Reputation: 7233
i have a series where i want to replace the duplicated values in the series by NAN, or to replace them with empty string. following is my
data_dict = [{"Geo": "Canada"}, {"Geo": "Sri Lanka"}, {"Geo": "Lahore"}, {"Geo": "Karachi"}, {"Geo": "Islamabad"},
{"Geo": "Other"}, {"Pipelines": "Sri Lanka"}, {"Pipelines": "Canada Exec"}, {"Pipelines": "USA SuperSA"},
{"Pipelines": "Others"}]
df = pd.DataFrame(data_dict)
stacked_df = df.stack()
print(stacked_df)
the Series output is as follows:
0 Geo Canada
1 Geo Sri Lanka
2 Geo Lahore
3 Geo Karachi
4 Geo Islamabad
5 Geo Other
6 Pipelines Sri Lanka
7 Pipelines Canada Exec
8 Pipelines USA SuperSA
9 Pipelines Others
dtype: object
desired output is following without index
Geo Canada
Sri Lanka
Lahore
Karachi
Islamabad
Other
Pipelines Sri Lanka
Canada Exec
USA SuperSA
Others
dtype: object
Upvotes: 0
Views: 60
Reputation: 150745
First, stack_df
is not a data frame, it is a series. Second, Geo
and Pipelines
are in the index, not a normal column.
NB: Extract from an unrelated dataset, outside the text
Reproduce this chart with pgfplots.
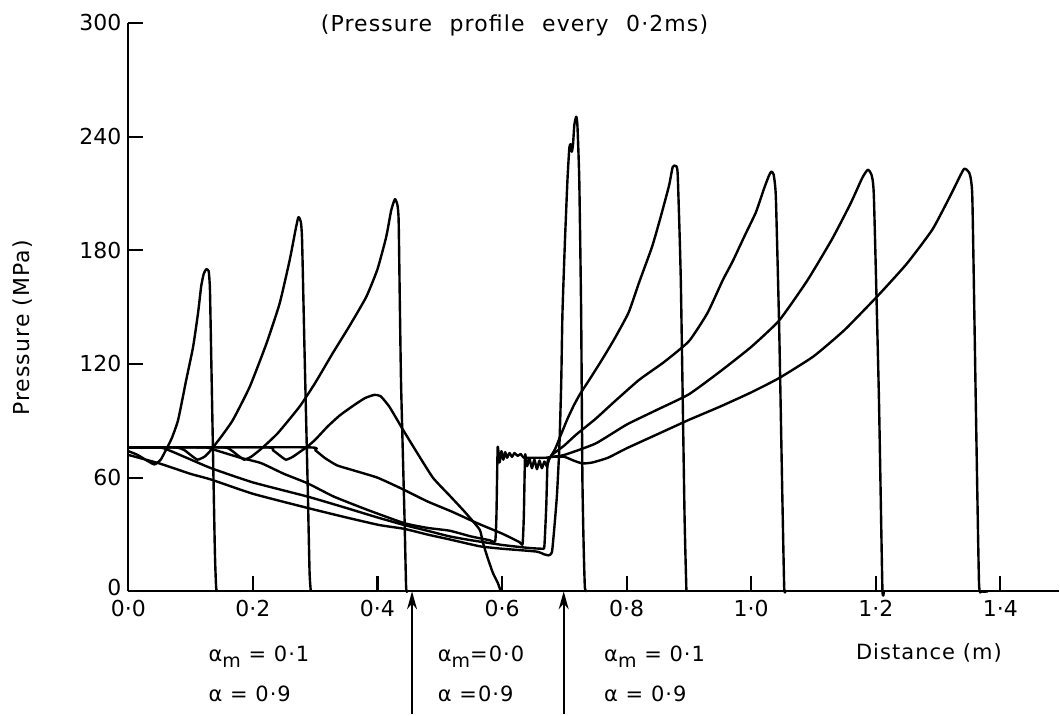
\documentclass[border=0pt]{standalone}
\usepackage{pgfplots}
\pgfplotsset{compat=1.18}
\usepackage{fontspec}
\setmainfont{DejaVu Sans}
\newfontfamily\labfont[LetterSpace=5]{DejaVu Sans}
\usetikzlibrary{arrows.meta}
\newcommand{\am}{α\raisebox{-0.55ex}{\fontsize{9.5}{11}\selectfont m}}
\begin{document}
\begin{tikzpicture}[font=\fontsize{11}{13}\selectfont]
\begin{axis}[
  scale only axis, width=465.75pt, height=284.5pt,
  xmin=0, xmax=1.494, ymin=0, ymax=300,
  axis x line*=bottom, axis y line*=left,
  axis line style={line width=1.1pt, black},
  tick align=inside, major tick length=7.5pt,
  tick style={line width=1.1pt, black},
  xtick={0,0.2,0.4,0.6,0.8,1.0,1.2,1.4},
  xticklabels={0·0,0·2,0·4,0·6,0·8,1·0,1·2,1·4},
  xticklabel style={yshift=-1pt},
  ytick={0,60,120,180,240,300},
  yticklabels={\raisebox{4pt}{0},60,120,180,240,300},
  clip=false,
  cycle list={black,solid\\},
  every axis plot/.append style={no markers, line join=round, line width=1.2pt, smooth, tension=0.3},
]
% bounding frame (invisible)
\path (axis cs:-0.206,-64.85) rectangle (axis cs:1.494,312.1);
% P1
\addplot coordinates {(0,74) (0.015,72) (0.03,69) (0.042,67) (0.052,69.5) (0.061,75) (0.07,81) (0.08,90.5) (0.093,111.6) (0.104,129) (0.112,147) (0.117,161) (0.121,167.5) (0.125,170) (0.129,169) (0.131,160) (0.133,126) (0.136,73) (0.139,20.5) (0.141,2) (0.143,0)};
% P2
\addplot coordinates {(0,76) (0.075,76) (0.09,74.5) (0.10,72) (0.111,69.5) (0.122,71) (0.13,73.5) (0.136,76) (0.15,82) (0.168,90.5) (0.195,108) (0.222,131) (0.243,152) (0.259,174.7) (0.268,190) (0.273,197.5) (0.277,195) (0.279,185) (0.283,125.6) (0.288,55.4) (0.291,10) (0.293,0)};
% P3
\addplot coordinates {(0,76) (0.15,76) (0.165,74.5) (0.175,72) (0.186,69.5) (0.197,71) (0.207,73.5) (0.216,76) (0.24,83.5) (0.275,97.5) (0.30,110) (0.328,125.6) (0.355,140) (0.382,155.4) (0.40,170) (0.414,187) (0.422,201) (0.428,207) (0.432,204) (0.434,195.8) (0.436,150) (0.438,108) (0.4435,38) (0.446,2) (0.448,0)};
% P4
\addplot coordinates {(0,76) (0.22,76) (0.232,74.5) (0.242,72) (0.253,69.5) (0.264,71) (0.275,73.5) (0.286,76) (0.30,80) (0.32,87) (0.34,93) (0.363,98.4) (0.38,102) (0.395,103.7) (0.405,103) (0.419,97.5) (0.441,85.3) (0.462,74) (0.489,60) (0.516,50.5) (0.54,42) (0.564,32.6) (0.569,26) (0.576,18.6) (0.585,10) (0.593,4.6) (0.598,0)};
% Q -> P10
\addplot coordinates {(0,76) (0.288,76) (0.30,74.5) (0.315,70.5) (0.335,66.5) (0.36,64) (0.40,60) (0.44,54) (0.48,47.5) (0.52,42) (0.56,36) (0.60,30.5) (0.628,26) (0.633,25) (0.635,40) (0.637,72) (0.640,66) (0.644,70) (0.648,65) (0.652,69.5) (0.656,64.5) (0.660,69) (0.664,65) (0.668,68.5) (0.672,66) (0.676,70) (0.68,72) (0.69,74.5) (0.70,77) (0.72,83) (0.75,91) (0.78,100) (0.82,111.6) (0.86,121) (0.90,132) (0.93,147) (0.954,164) (0.97,174) (0.99,188) (1.0075,200) (1.02,212) (1.028,219) (1.032,221.5) (1.036,220) (1.0396,208) (1.045,138) (1.050,50) (1.053,2) (1.055,0)};
% L3 -> P11
\addplot coordinates {(0,76) (0.12,76) (0.135,75) (0.15,73.5) (0.18,70.5) (0.213,67.7) (0.25,62) (0.288,57) (0.33,50) (0.384,43) (0.443,36) (0.48,33.5) (0.516,32) (0.55,29) (0.58,27) (0.589,26.5) (0.591,40) (0.593,76) (0.596,68) (0.599,74) (0.602,69.5) (0.605,73.5) (0.608,70.5) (0.612,73) (0.616,71) (0.620,73) (0.625,71.5) (0.630,72.5) (0.635,70.5) (0.65,70.5) (0.67,70.5) (0.68,71) (0.70,72) (0.75,78) (0.80,88) (0.85,96) (0.90,104) (0.95,116) (1.00,129) (1.045,143) (1.09,164) (1.13,186) (1.16,205) (1.178,218) (1.187,222.5) (1.193,220) (1.197,208) (1.205,103) (1.2106,2) (1.213,0)};
% L2 -> P9
\addplot coordinates {(0,76) (0.05,76) (0.065,74.5) (0.09,71) (0.133,65) (0.2,57.5) (0.288,50) (0.35,44) (0.40,39) (0.443,35) (0.48,32) (0.516,29) (0.55,27) (0.60,24.5) (0.64,23) (0.665,22.5) (0.668,24) (0.671,45) (0.673,68) (0.676,70) (0.685,75) (0.695,83) (0.705,91) (0.715,98) (0.725,104) (0.74,111.6) (0.76,122) (0.78,133) (0.803,147) (0.82,163) (0.841,182) (0.855,198) (0.868,214) (0.874,224) (0.879,224.5) (0.882,220) (0.887,164) (0.893,40) (0.896,0)};
% L1 -> P8
\addplot coordinates {(0,72) (0.05,67.5) (0.10,62) (0.133,59) (0.20,51.5) (0.288,44) (0.35,39) (0.403,35) (0.443,33) (0.48,30) (0.516,27.4) (0.564,23.8) (0.60,22.5) (0.655,21) (0.668,19.5) (0.675,19) (0.680,20.5) (0.683,30) (0.688,50) (0.692,76) (0.695,110) (0.697,147) (0.701,185) (0.705,217) (0.708,234) (0.710,236) (0.712,232) (0.714,236) (0.716,246) (0.719,250.5) (0.721,246) (0.724,217) (0.727,147) (0.729,60) (0.731,24) (0.733,2) (0.736,0)};
% P12
\addplot coordinates {(0.68,71) (0.70,71) (0.715,69) (0.729,67.5) (0.745,68) (0.77,70.5) (0.80,75.5) (0.85,83) (0.90,90.5) (0.95,97.5) (1.00,105) (1.045,112.6) (1.10,124) (1.15,138) (1.205,156.6) (1.25,173) (1.291,191) (1.32,209) (1.335,219) (1.342,223) (1.35,221) (1.355,208) (1.3604,103) (1.3657,5) (1.37,0) (1.38,0)};
% annotations
\node[anchor=base, font=\labfont\fontsize{11}{13}\selectfont] at (axis cs:0.62,295.4) {(Pressure\hspace{0.8em}profile\hspace{0.8em}every\hspace{0.8em}0·2ms)};
\node[rotate=90, anchor=center, font=\labfont\fontsize{11}{13}\selectfont] at (axis cs:-0.169,139) {Pressure (MPa)};
\draw[line width=0.8pt, -{Stealth[length=9pt,width=5pt]}] (axis cs:0.4555,-64.85) -- (axis cs:0.4555,0);
\draw[line width=0.8pt, -{Stealth[length=9pt,width=5pt]}] (axis cs:0.699,-64.85) -- (axis cs:0.699,0);
\node[anchor=base west, font=\labfont\fontsize{10.5}{12}\selectfont] at (axis cs:0.1175,-36.9) {\am\ = 0·1};
\node[anchor=base west, font=\labfont\fontsize{10.5}{12}\selectfont] at (axis cs:0.1175,-58) {α = 0·9};
\node[anchor=base west, font=\labfont\fontsize{10.5}{12}\selectfont] at (axis cs:0.4857,-36.9) {\am{}=0·0};
\node[anchor=base west, font=\labfont\fontsize{10.5}{12}\selectfont] at (axis cs:0.4857,-58) {α =0·9};
\node[anchor=base west, font=\labfont\fontsize{10.5}{12}\selectfont] at (axis cs:0.7527,-36.9) {\am\ = 0·1};
\node[anchor=base west, font=\labfont\fontsize{10.5}{12}\selectfont] at (axis cs:0.7527,-58) {α = 0·9};
\node[anchor=base west, font=\labfont\fontsize{10.5}{12}\selectfont] at (axis cs:1.157,-35.8) {Distance (m)};
\end{axis}
\end{tikzpicture}
\end{document}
That said, to obtain the desired output, I would do:
(stacked_df.reset_index(level=1)
.assign(level_1=lambda x: x.level_1.mask(x.level_1.duplicated(),""))
)
Output:
level_1 0
0 Geo Canada
1 Sri Lanka
2 Lahore
3 Karachi
4 Islamabad
5 Other
6 Pipelines Sri Lanka
7 Canada Exec
8 USA SuperSA
9 Others
Upvotes: 2